The global trade game is full of contradictions. When the U.S. imposes tariffs, it’s branded as reckless protectionism. When other countries do the same, it’s just “standard economic policy.” This double standard has gone unchecked for years, costing American industries billions.
Take China. Beijing slaps tariffs on everything from U.S. agricultural goods to machinery. Recent hikes pushed tariffs on American cars up to 25%, while semiconductor imports are facing steeper restrictions. Meanwhile, Chinese electric vehicles flood U.S. markets with no real pushback. The math is simple—China protects its industries, America doesn’t.
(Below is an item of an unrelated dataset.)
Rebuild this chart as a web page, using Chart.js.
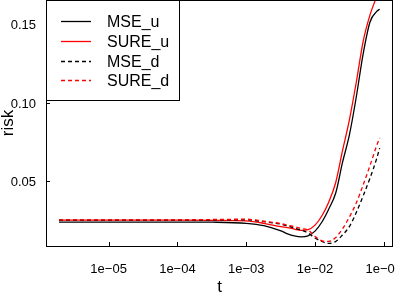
<!DOCTYPE html>
<html>
<head>
<meta charset="utf-8">
<script src="https://cdn.jsdelivr.net/npm/chart.js@4"></script>
<style>
  html, body { margin: 0; padding: 0; background: #fff; }
  canvas { display: block; }
</style>
</head>
<body>
<canvas id="chartRisk" width="395" height="293"></canvas>
<script>
// ── Data ──
const tVals = [1.9e-6, 1e-5, 1e-4, 3.2e-4, 1e-3, 1.8e-3, 3.2e-3, 4e-3, 5e-3, 6.3e-3, 7.9e-3,
               1e-2, 1.26e-2, 1.58e-2, 2e-2, 2.5e-2, 3.16e-2, 3.98e-2, 5e-2, 6.3e-2, 7.9e-2, 8.7e-2];

const mseU  = [0.0238, 0.0238, 0.0238, 0.0237, 0.0230, 0.0215, 0.0181, 0.0162, 0.0149, 0.0143, 0.0150,
               0.0180, 0.0238, 0.0320, 0.0423, 0.0615, 0.0794, 0.1036, 0.1310, 0.1515, 0.1582, 0.1596];
const sureU = [0.0250, 0.0250, 0.0250, 0.0249, 0.0245, 0.0230, 0.0208, 0.0202, 0.0193, 0.0185, 0.0189,
               0.0218, 0.0278, 0.0365, 0.0490, 0.0690, 0.0890, 0.1130, 0.1390, 0.1560, 0.1680, 0.1740];
const mseD  = [0.0250, 0.0250, 0.0250, 0.0251, 0.0252, 0.0240, 0.0224, 0.0213, 0.0200, 0.0186, 0.0168,
               0.0136, 0.0114, 0.0102, 0.0114, 0.0155, 0.0209, 0.0299, 0.0404, 0.0518, 0.0645, 0.0710];
const sureD = [0.0252, 0.0252, 0.0252, 0.0254, 0.0256, 0.0243, 0.0228, 0.0218, 0.0208, 0.0197, 0.0187,
               0.0146, 0.0118, 0.0114, 0.0139, 0.0193, 0.0270, 0.0360, 0.0474, 0.0598, 0.0728, 0.0775];

const seriesNames = ['MSE_u', 'SURE_u', 'MSE_d', 'SURE_d'];

const xTicks      = [1e-5, 1e-4, 1e-3, 1e-2, 1e-1];
const xTickLabels = ['1e\u221205', '1e\u221204', '1e\u221203', '1e\u221202', '1e\u221201'];
const yTicks      = [0.05, 0.10, 0.15];
const yTickLabels = ['0.05', '0.10', '0.15'];

const X_MIN = 1.23e-6, X_MAX = 0.136;
const Y_MIN = 0.0085,  Y_MAX = 0.1655;

const FONT = '"Liberation Sans", Arial, Helvetica, sans-serif';

const pts = arr => tVals.map((t, i) => ({ x: t, y: arr[i] }));

// ── R-style box, inward ticks, labels and legend ──
const rFrame = {
  id: 'rFrame',
  afterDraw(chart) {
    const ctx = chart.ctx;
    const a = chart.chartArea;
    const xs = chart.scales.x, ys = chart.scales.y;

    ctx.save();
    ctx.strokeStyle = '#000';
    ctx.lineWidth = 1;
    ctx.setLineDash([]);
    ctx.strokeRect(a.left + 0.5, a.top + 0.5, a.right - a.left - 1, a.bottom - a.top);

    // ticks pointing into the plot
    ctx.beginPath();
    xTicks.forEach(v => {
      const px = Math.round(xs.getPixelForValue(v)) + 0.5;
      ctx.moveTo(px, a.bottom);
      ctx.lineTo(px, a.bottom - 4);
    });
    yTicks.forEach(v => {
      const py = Math.round(ys.getPixelForValue(v)) + 0.5;
      ctx.moveTo(a.left, py);
      ctx.lineTo(a.left + 4, py);
    });
    ctx.stroke();

    ctx.fillStyle = '#000';
    ctx.font = '13px ' + FONT;
    ctx.textBaseline = 'alphabetic';
    ctx.textAlign = 'center';
    xTicks.forEach((v, i) => {
      ctx.fillText(xTickLabels[i], xs.getPixelForValue(v), 272.5);
    });
    ctx.textAlign = 'right';
    yTicks.forEach((v, i) => {
      ctx.fillText(yTickLabels[i], 36, ys.getPixelForValue(v) + 5);
    });

    // axis titles
    ctx.font = '17px ' + FONT;
    ctx.textAlign = 'center';
    ctx.fillText('t', (a.left + a.right) / 2, 292);
    ctx.save();
    ctx.translate(13, (a.top + a.bottom) / 2);
    ctx.rotate(-Math.PI / 2);
    ctx.fillText('risk', 0, 0);
    ctx.restore();

    // legend box
    ctx.fillStyle = '#fff';
    ctx.fillRect(a.left + 1, a.top + 1, 132, 99);
    ctx.strokeRect(a.left + 0.5, a.top + 0.5, 133, 100);
    ctx.font = '16px ' + FONT;
    ctx.textAlign = 'left';
    chart.data.datasets.forEach((ds, i) => {
      const ly = Math.round(21 + i * 19.8) + 0.5;
      ctx.strokeStyle = ds.borderColor;
      ctx.lineWidth = ds.borderWidth;
      ctx.setLineDash(ds.borderDash || []);
      ctx.beginPath();
      ctx.moveTo(61, ly);
      ctx.lineTo(91, ly);
      ctx.stroke();
      ctx.fillStyle = '#000';
      ctx.fillText(ds.label, 107, ly + 5.8);
    });
    ctx.restore();
  }
};

function initChart() {
  const colors = ['#000000', '#ff0000', '#000000', '#ff0000'];
  const dashes = [[], [], [4, 3], [4, 3]];
  const series = [mseU, sureU, mseD, sureD];

  new Chart(document.getElementById('chartRisk'), {
    type: 'line',
    data: {
      datasets: series.map((s, i) => ({
        label: seriesNames[i],
        data: pts(s),
        borderColor: colors[i],
        borderDash: dashes[i],
        borderWidth: 1.3,
        pointRadius: 0,
        fill: false,
        cubicInterpolationMode: 'monotone',
        order: 4 - i,
      }))
    },
    options: {
      responsive: false,
      animation: false,
      devicePixelRatio: 1,
      layout: { padding: { left: 46, right: 2, top: 0, bottom: 47 } },
      plugins: { legend: { display: false }, tooltip: { enabled: false } },
      scales: {
        x: { type: 'logarithmic', min: X_MIN, max: X_MAX, display: false },
        y: { type: 'linear', min: Y_MIN, max: Y_MAX, display: false }
      }
    },
    plugins: [rFrame]
  });
}

initChart();
</script>
</body>
</html>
The European Union plays the same game. After the U.S. imposed tariffs on steel and aluminum, the EU fired back with its own, targeting American whiskey, motorcycles, and food products. The cost? Billions in lost U.S. exports. Yet, somehow, Washington is always the bad guy for responding to these unfair practices.
Numbers don’t lie. Over 70% of global trade happens under some form of tariff or restriction. The U.S. has long been one of the most open economies, but that generosity has bled manufacturing jobs and economic leverage. In the last two decades, nearly 5 million American manufacturing jobs disappeared, many to nations that protect their own markets with heavy-handed tariffs.
So if tariffs are so “harmful,” why does everyone else use them? The answer is clear. They work. They protect domestic industries, secure jobs, and maintain economic leverage. The only question left—when will the U.S. stop pretending it’s playing a fair game?